OPINIÃO

Roger Machado: futebol e política se misturam

Por José Luís Ferraro / Publicado em 5 de maio de 2022

 

Roger Machado falou a verdade. Uma triste verdade que, para muitos, se revelou difícil de aceitar. Mesmo que ele tenha tão somente verbalizado o que até as pedras da calçada sempre souberam em relação à postura do chefe do executivo brasileiro, o técnico, talvez, não imaginasse o quanto seu comentário que mirou Bolsonaro, acabaria acertando um considerável número de pessoas. Com a virulência habitual manifestada nas redes sociais, estas se sentiram autorizados a reprovar o posicionamento antirracista do técnico utilizando-se de pouca ou nenhuma reflexão.

 

Dentre estes, estão os que lançaram mão abertamente dos discursos de ódio para atingir o treinador e sua família. Outros apelaram à neutralidade em clara tentativa de produzir falsas simetrias em discursos eivados de um preconceito velado que tentava igualar o não igual. Afinal, sempre foi fácil. Basta sacar a velha carta do “futebol e política não se misturam”, argumento que não para em pé à luz de uma análise séria dos processos históricos, pois, afinal, o que não é político? É ineludível: quaisquer acontecimentos sociais se rebatem no interior da política como categoria ontológica.

 

Na Argentina, o livro do escritor e sociólogo Julián Scher, intitulado Los desaparecidos de Racing (Os desaparecidos do Racing) discorre sobre acontecimentos vividos por torcedores do Racing Club de Avellaneda, Argentina, que estão entre os 30 mil desaparecidos políticos de uma das mais sanguinárias ditaduras da América Latina. A obra é a expressão máxima de um incontornável entrecruzamento entre o esporte e a luta política que marcou a história de vida dos personagens.

 

O fato é que a reação contrária ao posicionamento de Roger só reforça a velha máxima psicanalítica dos processos identificatórios. É este tipo de manifestação como reflexo deste acontecimento que deixa cada vez mais cristalina não apenas a existência, mas a urgência do debate em torno do racismo estrutural e da leitura de autores que debatem o tema; como o professor Silvio Almeida.

 

É importante destacar que, no caso de Roger, não se tratou de um discurso de apoio ao candidato A ou B – como muitos apressados deduziram, tendo corrido para desqualificar a pauta –, mas daquilo que importa para que se possa abrir o espaço para pensarmos a encruzilhada dos brasileiros no tempo presente: civilização ou barbárie. 

 

Civilização ou barbárie

 

Se como afirmou Theodor Adorno, que o dever de toda educação é fazer com que Auschwitz não se repita, é imperativo atacar com todas as forças a chaga da deseducação no país – principalmente a do brasileiro médio reacionário, escancarada neste episódio.
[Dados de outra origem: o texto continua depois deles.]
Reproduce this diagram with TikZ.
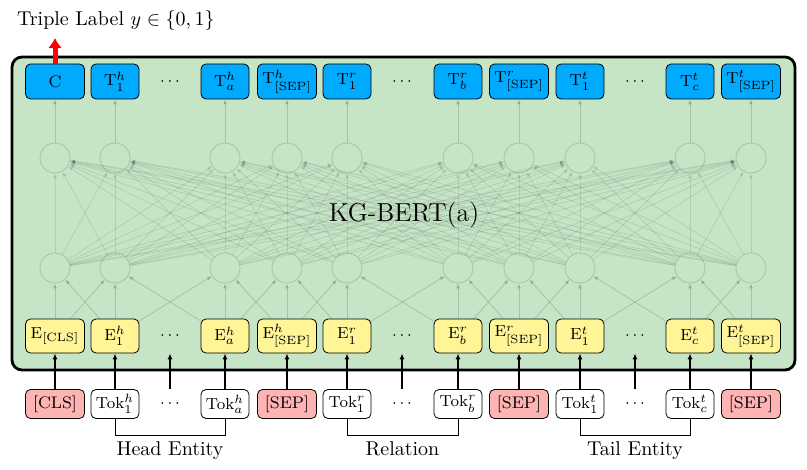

Logo, a validação dos discursos daqueles que crucificaram o posicionamento de Roger Machado significa para nós, enquanto sociedade, aceitarmos correr o risco, logo adiante, da reedição ou manutenção daquilo que há de mais danoso na história da humanidade: novas Auschwitz, novas Gaza, bem como outros holocaustos em menor ou maior escala.

 

Roger nos deu a oportunidade da (re)memória. De sermos (re)lembrados que a história é implacável, que ela nos ensina sobre futuros totalmente dependentes do presente. Nestes termos, a luta contra o racismo no tempo nunca foi – e, tampouco, será – fácil. Pelo contrário. Trata-se de uma tarefa complexa e perigosa na qual sempre teremos algo – ou muito, como diria Michel Foucault – a fazer em nome de um projeto de civilização: como no aqui e no agora, onde o futebol contribui como disparador do debate, momento em e em que precisamos estar com Roger até o fim. 

 

José Luís Ferraro é doutor em Educação, pesquisador e professor universitário. Bolsista Produtividade do CNPq.